■ **COLLECTED DATA**
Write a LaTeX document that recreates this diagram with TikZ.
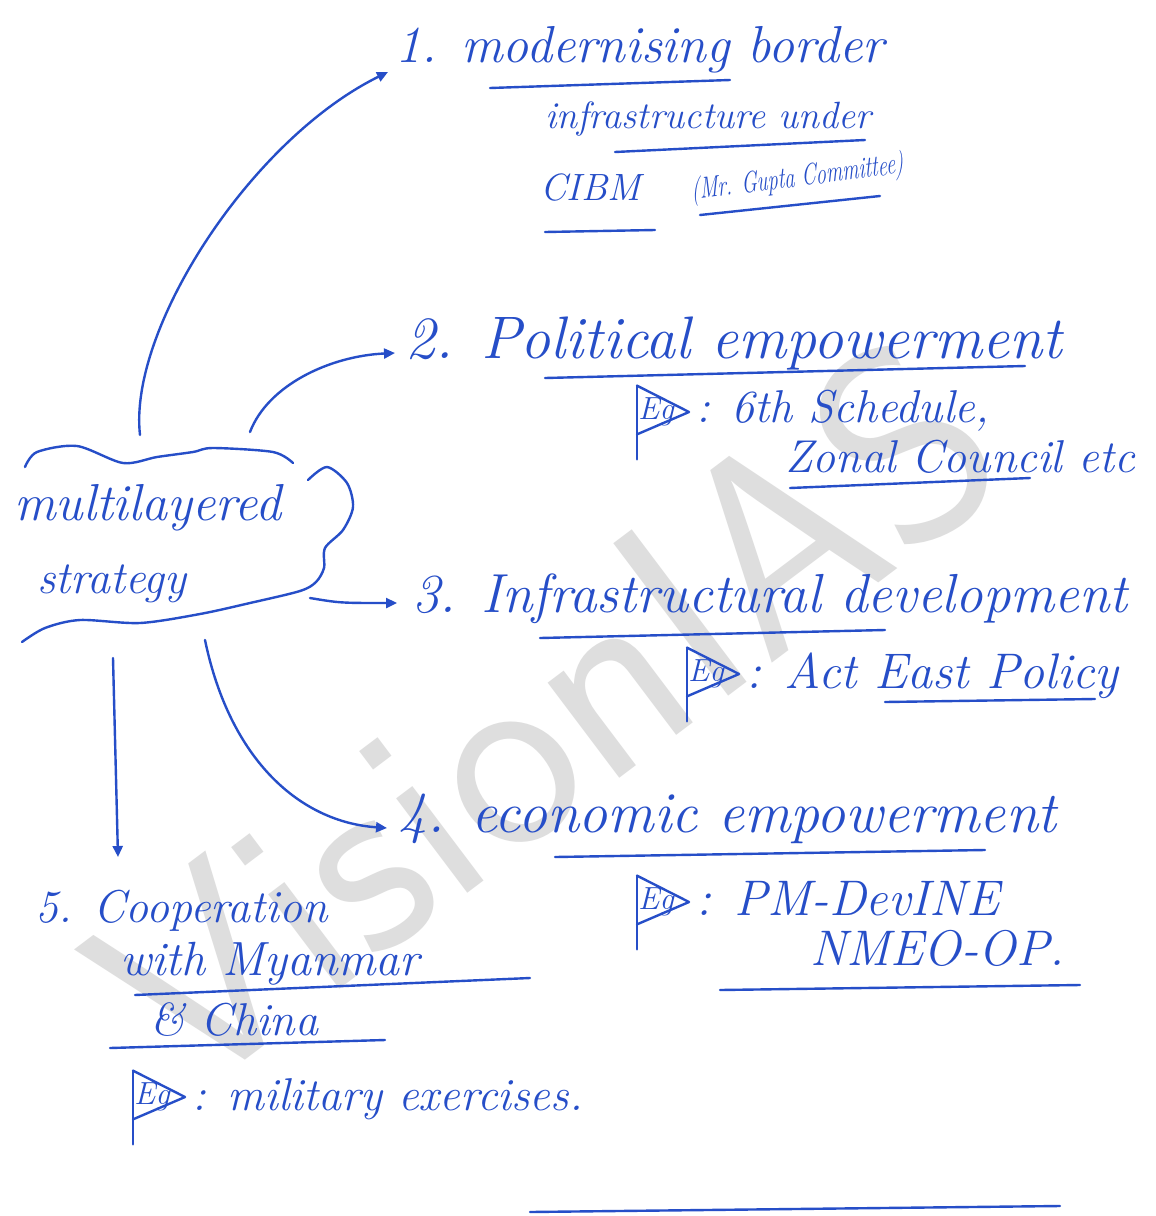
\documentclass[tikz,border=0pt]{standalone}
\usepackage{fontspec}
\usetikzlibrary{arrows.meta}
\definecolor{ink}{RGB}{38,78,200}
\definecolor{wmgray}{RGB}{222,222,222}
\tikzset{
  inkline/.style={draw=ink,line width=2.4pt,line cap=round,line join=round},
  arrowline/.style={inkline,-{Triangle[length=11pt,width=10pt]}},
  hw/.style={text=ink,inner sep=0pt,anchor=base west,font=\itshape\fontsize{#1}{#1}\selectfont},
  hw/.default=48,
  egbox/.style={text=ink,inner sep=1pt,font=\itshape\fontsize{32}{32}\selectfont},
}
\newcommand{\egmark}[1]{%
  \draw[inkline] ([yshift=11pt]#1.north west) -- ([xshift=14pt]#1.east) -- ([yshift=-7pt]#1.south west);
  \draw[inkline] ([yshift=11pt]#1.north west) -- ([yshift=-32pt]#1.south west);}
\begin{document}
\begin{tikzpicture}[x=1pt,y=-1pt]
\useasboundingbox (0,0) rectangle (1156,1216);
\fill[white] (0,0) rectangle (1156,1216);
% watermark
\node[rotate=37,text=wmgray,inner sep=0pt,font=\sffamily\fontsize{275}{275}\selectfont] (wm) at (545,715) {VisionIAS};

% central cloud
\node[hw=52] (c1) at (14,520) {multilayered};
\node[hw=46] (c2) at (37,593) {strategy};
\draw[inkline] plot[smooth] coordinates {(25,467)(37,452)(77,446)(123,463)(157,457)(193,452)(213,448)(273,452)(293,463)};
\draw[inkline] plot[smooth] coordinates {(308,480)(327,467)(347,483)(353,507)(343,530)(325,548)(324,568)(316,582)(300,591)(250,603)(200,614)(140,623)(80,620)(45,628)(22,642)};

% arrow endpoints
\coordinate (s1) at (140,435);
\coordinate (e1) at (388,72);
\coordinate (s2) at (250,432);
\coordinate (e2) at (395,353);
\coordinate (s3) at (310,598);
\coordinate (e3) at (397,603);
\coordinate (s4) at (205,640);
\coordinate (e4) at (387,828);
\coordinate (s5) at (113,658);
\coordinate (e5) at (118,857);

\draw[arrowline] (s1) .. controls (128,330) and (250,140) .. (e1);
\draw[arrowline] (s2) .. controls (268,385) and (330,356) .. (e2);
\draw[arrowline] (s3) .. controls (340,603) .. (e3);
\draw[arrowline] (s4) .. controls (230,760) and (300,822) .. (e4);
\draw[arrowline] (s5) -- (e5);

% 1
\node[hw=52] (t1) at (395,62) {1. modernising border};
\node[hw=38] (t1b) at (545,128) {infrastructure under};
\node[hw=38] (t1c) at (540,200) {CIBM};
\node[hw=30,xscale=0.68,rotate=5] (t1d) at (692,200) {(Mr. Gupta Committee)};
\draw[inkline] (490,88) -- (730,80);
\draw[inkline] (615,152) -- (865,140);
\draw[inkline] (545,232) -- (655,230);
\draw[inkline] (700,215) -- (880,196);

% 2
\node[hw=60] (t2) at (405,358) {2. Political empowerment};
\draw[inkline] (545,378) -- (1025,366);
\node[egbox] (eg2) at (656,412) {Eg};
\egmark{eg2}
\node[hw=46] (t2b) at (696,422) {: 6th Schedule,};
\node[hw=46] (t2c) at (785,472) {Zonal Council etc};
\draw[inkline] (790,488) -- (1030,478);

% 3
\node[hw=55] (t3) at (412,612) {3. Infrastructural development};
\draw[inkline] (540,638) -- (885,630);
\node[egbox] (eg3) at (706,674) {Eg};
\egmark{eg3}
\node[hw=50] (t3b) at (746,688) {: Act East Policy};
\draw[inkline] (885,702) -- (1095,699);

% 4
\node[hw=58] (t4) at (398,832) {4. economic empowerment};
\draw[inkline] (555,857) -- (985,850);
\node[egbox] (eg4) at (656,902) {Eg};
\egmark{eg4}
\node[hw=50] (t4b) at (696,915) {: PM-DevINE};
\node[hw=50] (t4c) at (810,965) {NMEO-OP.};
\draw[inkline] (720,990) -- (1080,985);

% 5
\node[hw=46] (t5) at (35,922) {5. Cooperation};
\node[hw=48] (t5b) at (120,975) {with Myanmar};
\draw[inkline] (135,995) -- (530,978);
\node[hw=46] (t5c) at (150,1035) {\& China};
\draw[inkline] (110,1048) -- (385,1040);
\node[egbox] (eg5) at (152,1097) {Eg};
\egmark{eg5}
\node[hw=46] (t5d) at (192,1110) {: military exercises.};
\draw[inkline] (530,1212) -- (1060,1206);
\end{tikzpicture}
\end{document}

■ **EXERCISE PROMPT**
Output the data above without changes, apart from leaving out the pictures.

■ **EXPECTED OUTPUT**
Write a LaTeX document that recreates this diagram with TikZ.
\documentclass[tikz,border=0pt]{standalone}
\usepackage{fontspec}
\usetikzlibrary{arrows.meta}
\definecolor{ink}{RGB}{38,78,200}
\definecolor{wmgray}{RGB}{222,222,222}
\tikzset{
  inkline/.style={draw=ink,line width=2.4pt,line cap=round,line join=round},
  arrowline/.style={inkline,-{Triangle[length=11pt,width=10pt]}},
  hw/.style={text=ink,inner sep=0pt,anchor=base west,font=\itshape\fontsize{#1}{#1}\selectfont},
  hw/.default=48,
  egbox/.style={text=ink,inner sep=1pt,font=\itshape\fontsize{32}{32}\selectfont},
}
\newcommand{\egmark}[1]{%
  \draw[inkline] ([yshift=11pt]#1.north west) -- ([xshift=14pt]#1.east) -- ([yshift=-7pt]#1.south west);
  \draw[inkline] ([yshift=11pt]#1.north west) -- ([yshift=-32pt]#1.south west);}
\begin{document}
\begin{tikzpicture}[x=1pt,y=-1pt]
\useasboundingbox (0,0) rectangle (1156,1216);
\fill[white] (0,0) rectangle (1156,1216);
% watermark
\node[rotate=37,text=wmgray,inner sep=0pt,font=\sffamily\fontsize{275}{275}\selectfont] (wm) at (545,715) {VisionIAS};

% central cloud
\node[hw=52] (c1) at (14,520) {multilayered};
\node[hw=46] (c2) at (37,593) {strategy};
\draw[inkline] plot[smooth] coordinates {(25,467)(37,452)(77,446)(123,463)(157,457)(193,452)(213,448)(273,452)(293,463)};
\draw[inkline] plot[smooth] coordinates {(308,480)(327,467)(347,483)(353,507)(343,530)(325,548)(324,568)(316,582)(300,591)(250,603)(200,614)(140,623)(80,620)(45,628)(22,642)};

% arrow endpoints
\coordinate (s1) at (140,435);
\coordinate (e1) at (388,72);
\coordinate (s2) at (250,432);
\coordinate (e2) at (395,353);
\coordinate (s3) at (310,598);
\coordinate (e3) at (397,603);
\coordinate (s4) at (205,640);
\coordinate (e4) at (387,828);
\coordinate (s5) at (113,658);
\coordinate (e5) at (118,857);

\draw[arrowline] (s1) .. controls (128,330) and (250,140) .. (e1);
\draw[arrowline] (s2) .. controls (268,385) and (330,356) .. (e2);
\draw[arrowline] (s3) .. controls (340,603) .. (e3);
\draw[arrowline] (s4) .. controls (230,760) and (300,822) .. (e4);
\draw[arrowline] (s5) -- (e5);

% 1
\node[hw=52] (t1) at (395,62) {1. modernising border};
\node[hw=38] (t1b) at (545,128) {infrastructure under};
\node[hw=38] (t1c) at (540,200) {CIBM};
\node[hw=30,xscale=0.68,rotate=5] (t1d) at (692,200) {(Mr. Gupta Committee)};
\draw[inkline] (490,88) -- (730,80);
\draw[inkline] (615,152) -- (865,140);
\draw[inkline] (545,232) -- (655,230);
\draw[inkline] (700,215) -- (880,196);

% 2
\node[hw=60] (t2) at (405,358) {2. Political empowerment};
\draw[inkline] (545,378) -- (1025,366);
\node[egbox] (eg2) at (656,412) {Eg};
\egmark{eg2}
\node[hw=46] (t2b) at (696,422) {: 6th Schedule,};
\node[hw=46] (t2c) at (785,472) {Zonal Council etc};
\draw[inkline] (790,488) -- (1030,478);

% 3
\node[hw=55] (t3) at (412,612) {3. Infrastructural development};
\draw[inkline] (540,638) -- (885,630);
\node[egbox] (eg3) at (706,674) {Eg};
\egmark{eg3}
\node[hw=50] (t3b) at (746,688) {: Act East Policy};
\draw[inkline] (885,702) -- (1095,699);

% 4
\node[hw=58] (t4) at (398,832) {4. economic empowerment};
\draw[inkline] (555,857) -- (985,850);
\node[egbox] (eg4) at (656,902) {Eg};
\egmark{eg4}
\node[hw=50] (t4b) at (696,915) {: PM-DevINE};
\node[hw=50] (t4c) at (810,965) {NMEO-OP.};
\draw[inkline] (720,990) -- (1080,985);

% 5
\node[hw=46] (t5) at (35,922) {5. Cooperation};
\node[hw=48] (t5b) at (120,975) {with Myanmar};
\draw[inkline] (135,995) -- (530,978);
\node[hw=46] (t5c) at (150,1035) {\& China};
\draw[inkline] (110,1048) -- (385,1040);
\node[egbox] (eg5) at (152,1097) {Eg};
\egmark{eg5}
\node[hw=46] (t5d) at (192,1110) {: military exercises.};
\draw[inkline] (530,1212) -- (1060,1206);
\end{tikzpicture}
\end{document}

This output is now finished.